Comment l’Observatoire s’est lancé dans l’espace...
Conférence donnée par Jean-Louis Steinberg à l’Observatoire de Meudon le 6 avril 1998.
Quatre ans après son lancement, ISEE-3 fut envoyé dans la queue de la magnétosphère terrestre (analogue à celle d’une comète), puis, en 1985, dans la queue de la comète Giaccobini-Zinner. C’était le premier rendez-vous d’un engin construit par l’Homme avec une comète. Au cours de la traversée de la queue de cette comète, l’analyse du spectre thermique a permis de mesurer les caractéristiques du plasma en fonction du temps ou de la position de ISEE-3 dans la queue.
Sur le fond, on voit la comète Giaccobini-Zinner et sa tête en bas à gauche. En travers de la queue, un trait noir représente la trajectoire de ISEE-3. Au milieu de la figure, on voit dix spectres du bruit thermique enregistrés à divers instants, c’est-à-dire en différents points de la queue.
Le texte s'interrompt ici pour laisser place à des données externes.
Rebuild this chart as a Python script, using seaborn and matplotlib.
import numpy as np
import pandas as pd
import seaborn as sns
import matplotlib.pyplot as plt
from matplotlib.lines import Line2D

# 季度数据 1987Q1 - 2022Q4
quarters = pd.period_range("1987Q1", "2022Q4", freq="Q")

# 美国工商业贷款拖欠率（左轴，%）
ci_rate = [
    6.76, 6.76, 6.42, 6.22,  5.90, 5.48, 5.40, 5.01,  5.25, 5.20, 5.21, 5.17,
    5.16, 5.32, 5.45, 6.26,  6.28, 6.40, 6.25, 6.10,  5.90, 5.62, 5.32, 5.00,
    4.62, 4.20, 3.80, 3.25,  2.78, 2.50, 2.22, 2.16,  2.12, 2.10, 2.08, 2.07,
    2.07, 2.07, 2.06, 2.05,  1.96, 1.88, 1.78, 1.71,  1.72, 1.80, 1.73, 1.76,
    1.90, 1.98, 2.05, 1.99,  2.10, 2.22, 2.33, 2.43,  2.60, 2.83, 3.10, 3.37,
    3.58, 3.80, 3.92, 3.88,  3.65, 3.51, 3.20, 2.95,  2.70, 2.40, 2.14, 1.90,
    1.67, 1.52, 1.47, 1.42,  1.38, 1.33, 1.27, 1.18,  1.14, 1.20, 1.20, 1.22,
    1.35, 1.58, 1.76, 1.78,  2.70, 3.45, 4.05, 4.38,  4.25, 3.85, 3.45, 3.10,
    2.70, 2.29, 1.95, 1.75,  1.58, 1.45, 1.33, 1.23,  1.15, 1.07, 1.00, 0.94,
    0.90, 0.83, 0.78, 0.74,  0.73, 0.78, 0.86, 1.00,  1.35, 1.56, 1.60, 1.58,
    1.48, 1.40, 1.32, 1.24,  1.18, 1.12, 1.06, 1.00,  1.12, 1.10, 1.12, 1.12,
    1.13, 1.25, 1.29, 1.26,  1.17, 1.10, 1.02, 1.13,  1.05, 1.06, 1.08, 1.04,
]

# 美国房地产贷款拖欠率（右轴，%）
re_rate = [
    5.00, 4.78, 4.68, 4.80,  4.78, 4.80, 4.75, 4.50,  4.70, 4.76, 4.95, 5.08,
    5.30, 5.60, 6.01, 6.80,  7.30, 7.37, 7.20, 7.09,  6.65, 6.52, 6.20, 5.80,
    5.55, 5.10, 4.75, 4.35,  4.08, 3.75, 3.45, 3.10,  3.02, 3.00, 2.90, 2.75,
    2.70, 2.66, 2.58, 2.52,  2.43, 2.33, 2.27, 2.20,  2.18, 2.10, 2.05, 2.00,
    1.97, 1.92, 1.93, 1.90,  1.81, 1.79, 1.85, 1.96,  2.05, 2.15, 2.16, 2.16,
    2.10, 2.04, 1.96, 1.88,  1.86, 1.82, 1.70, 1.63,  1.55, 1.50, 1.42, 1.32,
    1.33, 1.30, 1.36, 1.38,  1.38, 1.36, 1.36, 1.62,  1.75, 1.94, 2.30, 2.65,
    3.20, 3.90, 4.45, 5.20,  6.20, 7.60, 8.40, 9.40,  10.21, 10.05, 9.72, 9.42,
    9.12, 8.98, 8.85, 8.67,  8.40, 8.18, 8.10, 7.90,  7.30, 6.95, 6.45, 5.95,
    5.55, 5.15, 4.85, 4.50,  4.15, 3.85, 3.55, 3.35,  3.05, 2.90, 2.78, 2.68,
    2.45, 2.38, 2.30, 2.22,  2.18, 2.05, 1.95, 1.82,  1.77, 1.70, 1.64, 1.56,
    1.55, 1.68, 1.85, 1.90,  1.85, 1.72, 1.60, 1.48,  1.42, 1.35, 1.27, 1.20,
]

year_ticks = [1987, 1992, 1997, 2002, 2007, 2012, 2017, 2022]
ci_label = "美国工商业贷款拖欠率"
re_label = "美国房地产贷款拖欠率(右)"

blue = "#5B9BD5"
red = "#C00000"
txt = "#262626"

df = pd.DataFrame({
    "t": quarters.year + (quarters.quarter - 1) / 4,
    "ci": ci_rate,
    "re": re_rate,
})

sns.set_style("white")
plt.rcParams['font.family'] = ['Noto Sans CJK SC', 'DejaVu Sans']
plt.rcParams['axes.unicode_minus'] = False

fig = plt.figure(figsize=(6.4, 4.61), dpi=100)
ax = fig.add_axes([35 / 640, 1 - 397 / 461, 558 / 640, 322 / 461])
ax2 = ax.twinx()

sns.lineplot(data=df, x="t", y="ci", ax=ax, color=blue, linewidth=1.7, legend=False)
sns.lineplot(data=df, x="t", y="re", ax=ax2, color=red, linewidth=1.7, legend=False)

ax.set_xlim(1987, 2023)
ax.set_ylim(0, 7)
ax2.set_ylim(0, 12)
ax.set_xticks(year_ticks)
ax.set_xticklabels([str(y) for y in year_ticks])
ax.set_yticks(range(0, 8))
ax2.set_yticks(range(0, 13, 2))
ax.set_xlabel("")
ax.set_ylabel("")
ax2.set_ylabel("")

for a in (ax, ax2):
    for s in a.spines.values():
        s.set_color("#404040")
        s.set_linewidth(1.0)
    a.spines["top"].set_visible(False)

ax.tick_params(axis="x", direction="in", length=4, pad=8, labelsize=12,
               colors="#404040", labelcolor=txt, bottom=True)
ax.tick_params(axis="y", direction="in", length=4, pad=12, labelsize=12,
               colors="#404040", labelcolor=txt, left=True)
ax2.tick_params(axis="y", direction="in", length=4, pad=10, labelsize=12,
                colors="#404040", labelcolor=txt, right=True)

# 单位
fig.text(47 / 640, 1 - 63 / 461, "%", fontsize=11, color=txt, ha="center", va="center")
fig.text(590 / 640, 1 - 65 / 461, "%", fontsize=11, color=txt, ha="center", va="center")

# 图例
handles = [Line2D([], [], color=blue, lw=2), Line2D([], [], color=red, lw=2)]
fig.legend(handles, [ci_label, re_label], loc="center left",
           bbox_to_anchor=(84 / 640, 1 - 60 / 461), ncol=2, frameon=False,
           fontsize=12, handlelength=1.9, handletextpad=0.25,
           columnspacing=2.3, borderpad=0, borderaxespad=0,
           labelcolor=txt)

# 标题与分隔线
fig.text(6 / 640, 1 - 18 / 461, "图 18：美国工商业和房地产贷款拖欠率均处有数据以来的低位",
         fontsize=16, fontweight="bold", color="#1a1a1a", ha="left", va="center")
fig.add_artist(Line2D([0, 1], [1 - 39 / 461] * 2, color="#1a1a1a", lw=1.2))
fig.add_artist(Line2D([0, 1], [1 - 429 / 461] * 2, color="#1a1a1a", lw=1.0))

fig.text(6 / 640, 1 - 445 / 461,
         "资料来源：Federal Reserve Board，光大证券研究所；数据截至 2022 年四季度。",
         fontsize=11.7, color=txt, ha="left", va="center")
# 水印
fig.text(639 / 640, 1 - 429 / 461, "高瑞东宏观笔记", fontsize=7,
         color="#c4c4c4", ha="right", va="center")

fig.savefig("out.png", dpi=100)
D’un spectre à l’autre, on voit la position en fréquence du pic varier : à partir de l’entrée dans la queue (en haut de la figure), fp augmente et le pic se déplace vers la droite. Le processus inverse se produit quand ISEE-3 commence à sortir de la queue (vers le bas de la figure). A droite sont les résultats de l’exploitation de tous ces spectres. La densité au pic atteint des valeurs élevées qui n’ont pu être mesurées par aucun des autres instruments de ISEE-3 parce que trop grandes pour eux.
Dès 1974, les Américains et les Européens avaient commencé l’étude d’une mission destinée à l’étude du milieu interplanétaire hors de l’écliptique, le plan où se meuvent la Terre et les planètes du système solaire. Pourquoi vouloir sortir de ce plan ? L’écliptique est proche (à 7 degrés près) du plan équatorial du Soleil. A la surface du Soleil, on voit des taches et des zones actives dans une gamme de latitudes solaires de ± 30°. Dans cette région sont enracinés des jets coronaux que l’on voit bien sur les photos d’éclipse.
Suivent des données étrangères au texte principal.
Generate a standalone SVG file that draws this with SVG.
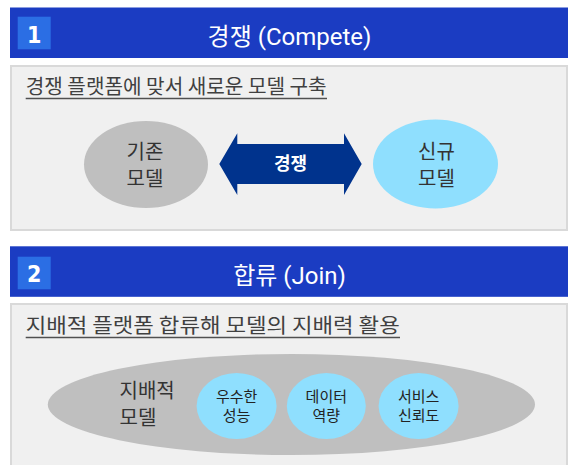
<svg xmlns="http://www.w3.org/2000/svg" width="576" height="465" viewBox="0 0 576 465">
<style>
.bar{fill:#1b3cc2}
.numbox{fill:#2b6ee4}
.num{font-family:"Liberation Sans Narrow","DejaVu Sans Condensed",sans-serif;font-weight:bold;font-size:23px;fill:#fff;text-anchor:middle}
.title{font-family:Roboto,"Noto Sans CJK KR",sans-serif;font-size:24px;fill:#fff;text-anchor:middle}
.panel{fill:#f0f0f0;stroke:#d9d9d9;stroke-width:2}
.sub{font-family:"Noto Sans CJK KR",sans-serif;font-size:20px;fill:#404040}
.ul{stroke:#505050;stroke-width:1.5}
.grey{fill:#bfbfbf}
.blue{fill:#8fdffe}
.lbl{font-family:"Noto Sans CJK KR",sans-serif;font-size:20px;fill:#333;text-anchor:middle}
.lbl2{font-family:"Noto Sans CJK KR",sans-serif;font-size:20px;fill:#333}
.sm{font-family:"Noto Sans CJK KR",sans-serif;font-size:15px;fill:#222;text-anchor:middle}
.arrow{fill:#00338d}
.atext{font-family:"Noto Sans CJK KR",sans-serif;font-size:18px;font-weight:bold;fill:#fff;text-anchor:middle}
</style>

<g id="header1">
  <rect class="bar" x="10" y="7.5" width="558" height="50.5"/>
  <rect class="numbox" x="17.7" y="16.7" width="33" height="32.6"/>
  <text class="num" x="34.2" y="43.3">1</text>
  <text class="title" x="289.5" y="45">경쟁 (Compete)</text>
</g>

<g id="panel1">
  <rect class="panel" x="11" y="66" width="556" height="164"/>
  <text class="sub" x="25.7" y="94" textLength="301" lengthAdjust="spacingAndGlyphs">경쟁 플랫폼에 맞서 새로운 모델 구축</text>
  <line class="ul" x1="25.7" y1="98.5" x2="327" y2="98.5"/>
</g>

<g id="existing-model">
  <ellipse class="grey" cx="146" cy="164.5" rx="62" ry="43.5"/>
  <text class="lbl" x="145" y="159">기존</text>
  <text class="lbl" x="145" y="186">모델</text>
</g>

<g id="new-model">
  <ellipse class="blue" cx="435.5" cy="164" rx="62.5" ry="44.5"/>
  <text class="lbl" x="436.5" y="159">신규</text>
  <text class="lbl" x="436.5" y="186">모델</text>
</g>

<g id="connectors">
  <path class="arrow" d="M219.3,164 L237.3,133.3 L237.3,144 L344,144 L344,133.3 L361.7,164 L344,195 L344,184 L237.3,184 L237.3,195 Z"/>
  <text class="atext" x="290.5" y="170">경쟁</text>
</g>

<g id="header2">
  <rect class="bar" x="10" y="246.3" width="558" height="50.5"/>
  <rect class="numbox" x="17.7" y="256.7" width="33" height="32.6"/>
  <text class="num" x="34.2" y="282.3">2</text>
  <text class="title" x="289.5" y="284">합류 (Join)</text>
</g>

<g id="panel2">
  <rect class="panel" x="11" y="304" width="556" height="172"/>
  <text class="sub" x="25.7" y="333" textLength="374" lengthAdjust="spacingAndGlyphs">지배적 플랫폼 합류해 모델의 지배력 활용</text>
  <line class="ul" x1="25.7" y1="337.5" x2="400" y2="337.5"/>
</g>

<g id="dominant-model">
  <ellipse class="grey" cx="291.4" cy="404.5" rx="243.6" ry="50.5"/>
  <text class="lbl2" x="119.5" y="398">지배적</text>
  <text class="lbl2" x="119.5" y="425">모델</text>
</g>

<g id="performance">
  <ellipse class="blue" cx="236.6" cy="406" rx="40" ry="33"/>
  <text class="sm" x="236.6" y="402">우수한</text>
  <text class="sm" x="236.6" y="421">성능</text>
</g>

<g id="data">
  <ellipse class="blue" cx="326.3" cy="406" rx="39.5" ry="33"/>
  <text class="sm" x="326.3" y="402">데이터</text>
  <text class="sm" x="326.3" y="421">역량</text>
</g>

<g id="trust">
  <ellipse class="blue" cx="418.6" cy="406" rx="40" ry="33"/>
  <text class="sm" x="418.6" y="402">서비스</text>
  <text class="sm" x="418.6" y="421">신뢰도</text>
</g>
</svg>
Dans ces régions, le milieu interplanétaire est relativement dense, sa structure magnétique complexe et le vent solaire dû à l’évaporation de la couronne relativement lent : 400 km/sec. Vers les pôles du Soleil, la structure du milieu est plus simple : le champ magnétique devient radial et le vent solaire rapide de 800 à 1000 km/sec. On voulait étudier de près ces structures dépendant de la latitude et, évidemment, de la distance au Soleil.
La mise au point de ce projet a pris de nombreuses années et exigé de nombreuses réunions. Je me souviens de m’être souvent rendu à Los Angeles pour 24 heures jusqu’à ce que j’exige de pouvoir y rester 2 ou 3 jours pour me remettre du décalage horaire.
On envisagea d’abord en 1972 de mettre en orbite autour du Soleil des sondes munies de moteurs ioniques qui les pousseraient hors de l’écliptique. Il fallait développer ces moteurs : c’était long et coûteux. La manoeuvre devait aussi être longue. On passa à deux sondes en 1974 : une seule sonde posait de gros problèmes de partage des responsabilités entre la NASA et l’ESA et ne suffisait pas à faire voler tous les instruments jugés utiles par les scientifiques. Le projet fut approuvé en 1977-78 avec 2 sondes. En 1981, la NASA renonça unilatéralement à construire sa sonde. La sonde restante devait être lancée en février 1983. Le lancement a été retardé de 3 ans puis encore de un an et demi après l’accident de la navette Challenger. Finalement l’unique sonde restante a été lancée par la navette le 6 octobre 1990, 18 ans après le début du projet ! Quelquefois, la recherche spatiale est une très longue patience. Il a été décidé d’utiliser l’attraction de Jupiter, une planète grosse et lourde, pour dévier la sonde. Ce fut le projet Ulysse.
Nous avons monté sur Ulysse un récepteur encore plus performant que ceux emportés par ISEE-3 et Wind ; les responsables techniques du projet étaient Bob Manning et François Wouters. Nous avons étudié le plasma tout au long de l’orbite, en particulier en 1995 quand la sonde est passée de l’hémisphère Sud du Soleil à l’hémispère Nord.
Aujourd’hui les équipes techniques et scientifiques du labo sont très sollicitées en Europe et aux USA, pour des collaborations ; ce qui est un bel hommage à leurs compétences.
Je n’ai pas pu citer tous les participants aux missions que j’ai décrites, ils et elles sont trop nombreux. Je me suis limité aux plus anciens, ceux qui ont démarré les affaires ; pas mal d’entre eux ont pris leur retraite, comme moi. Plusieurs de ces retraités m’ont dit que les années qu’ils avaient passées au labo étaient parmi les plus belles de leur vie. Rien ne pouvait me faire plus plaisir que d’entendre ces paroles.